What the task requires
Restate, exactly and without pictures, the lines from the start of the listing below through the line holding "ph = H - T - B".

Information supplied

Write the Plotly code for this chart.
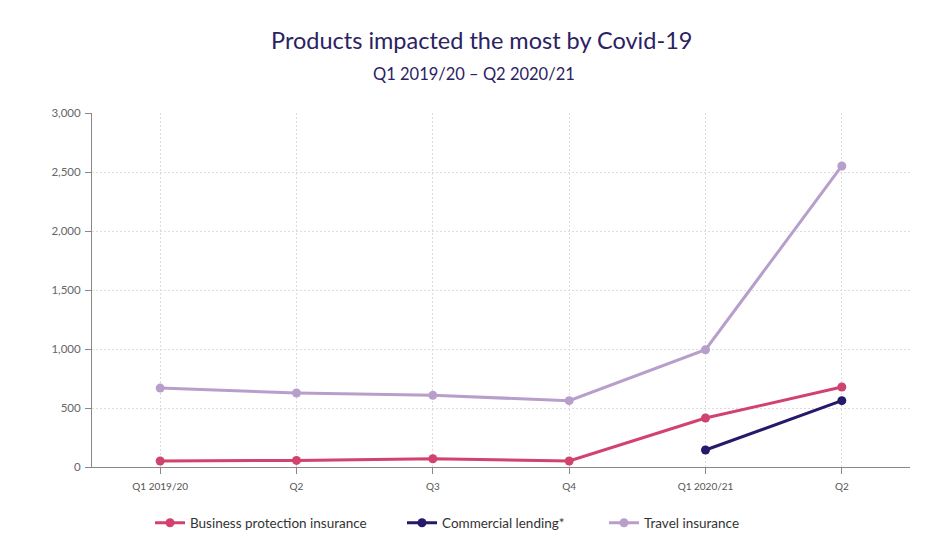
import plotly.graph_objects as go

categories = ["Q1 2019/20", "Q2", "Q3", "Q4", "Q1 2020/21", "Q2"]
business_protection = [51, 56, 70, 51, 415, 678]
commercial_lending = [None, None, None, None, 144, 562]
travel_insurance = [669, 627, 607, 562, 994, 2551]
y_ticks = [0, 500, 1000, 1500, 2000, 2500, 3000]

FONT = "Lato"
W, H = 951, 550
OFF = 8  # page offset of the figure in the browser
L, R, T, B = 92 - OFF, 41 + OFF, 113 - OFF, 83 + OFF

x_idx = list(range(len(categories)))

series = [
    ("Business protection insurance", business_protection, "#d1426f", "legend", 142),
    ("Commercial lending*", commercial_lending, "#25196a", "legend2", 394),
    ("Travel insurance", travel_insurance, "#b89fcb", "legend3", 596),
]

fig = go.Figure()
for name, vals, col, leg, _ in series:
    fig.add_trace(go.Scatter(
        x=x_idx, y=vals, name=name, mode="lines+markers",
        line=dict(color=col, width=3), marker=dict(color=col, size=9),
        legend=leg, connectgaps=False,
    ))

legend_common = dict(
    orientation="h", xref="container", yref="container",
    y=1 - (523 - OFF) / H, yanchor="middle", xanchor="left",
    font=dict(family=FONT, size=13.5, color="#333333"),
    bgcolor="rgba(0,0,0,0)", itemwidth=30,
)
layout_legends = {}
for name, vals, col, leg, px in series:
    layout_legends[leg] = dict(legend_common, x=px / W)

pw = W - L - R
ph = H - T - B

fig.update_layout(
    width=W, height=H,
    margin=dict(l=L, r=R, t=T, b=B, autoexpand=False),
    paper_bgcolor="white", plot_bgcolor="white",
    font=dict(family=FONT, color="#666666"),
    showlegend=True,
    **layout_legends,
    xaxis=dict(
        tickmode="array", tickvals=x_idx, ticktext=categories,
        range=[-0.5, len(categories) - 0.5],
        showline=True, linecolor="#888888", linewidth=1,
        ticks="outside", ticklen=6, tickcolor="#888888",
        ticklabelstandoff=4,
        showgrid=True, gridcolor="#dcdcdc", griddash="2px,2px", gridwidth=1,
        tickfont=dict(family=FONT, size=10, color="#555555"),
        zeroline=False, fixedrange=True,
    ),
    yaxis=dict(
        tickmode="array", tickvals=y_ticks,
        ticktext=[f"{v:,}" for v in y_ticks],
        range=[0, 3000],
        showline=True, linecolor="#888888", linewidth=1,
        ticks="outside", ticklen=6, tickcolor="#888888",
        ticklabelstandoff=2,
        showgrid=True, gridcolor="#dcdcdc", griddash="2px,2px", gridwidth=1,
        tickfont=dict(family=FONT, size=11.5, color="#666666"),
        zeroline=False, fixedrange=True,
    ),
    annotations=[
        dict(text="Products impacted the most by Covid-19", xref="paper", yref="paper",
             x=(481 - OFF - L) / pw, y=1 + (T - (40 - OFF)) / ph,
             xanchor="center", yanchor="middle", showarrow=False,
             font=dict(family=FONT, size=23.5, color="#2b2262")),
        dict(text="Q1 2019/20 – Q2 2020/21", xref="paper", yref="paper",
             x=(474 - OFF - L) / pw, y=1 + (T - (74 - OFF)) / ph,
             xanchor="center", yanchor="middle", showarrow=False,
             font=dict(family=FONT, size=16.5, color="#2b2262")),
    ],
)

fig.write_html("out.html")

Final result
Write the Plotly code for this chart.
import plotly.graph_objects as go

categories = ["Q1 2019/20", "Q2", "Q3", "Q4", "Q1 2020/21", "Q2"]
business_protection = [51, 56, 70, 51, 415, 678]
commercial_lending = [None, None, None, None, 144, 562]
travel_insurance = [669, 627, 607, 562, 994, 2551]
y_ticks = [0, 500, 1000, 1500, 2000, 2500, 3000]

FONT = "Lato"
W, H = 951, 550
OFF = 8  # page offset of the figure in the browser
L, R, T, B = 92 - OFF, 41 + OFF, 113 - OFF, 83 + OFF

x_idx = list(range(len(categories)))

series = [
    ("Business protection insurance", business_protection, "#d1426f", "legend", 142),
    ("Commercial lending*", commercial_lending, "#25196a", "legend2", 394),
    ("Travel insurance", travel_insurance, "#b89fcb", "legend3", 596),
]

fig = go.Figure()
for name, vals, col, leg, _ in series:
    fig.add_trace(go.Scatter(
        x=x_idx, y=vals, name=name, mode="lines+markers",
        line=dict(color=col, width=3), marker=dict(color=col, size=9),
        legend=leg, connectgaps=False,
    ))

legend_common = dict(
    orientation="h", xref="container", yref="container",
    y=1 - (523 - OFF) / H, yanchor="middle", xanchor="left",
    font=dict(family=FONT, size=13.5, color="#333333"),
    bgcolor="rgba(0,0,0,0)", itemwidth=30,
)
layout_legends = {}
for name, vals, col, leg, px in series:
    layout_legends[leg] = dict(legend_common, x=px / W)

pw = W - L - R
ph = H - T - B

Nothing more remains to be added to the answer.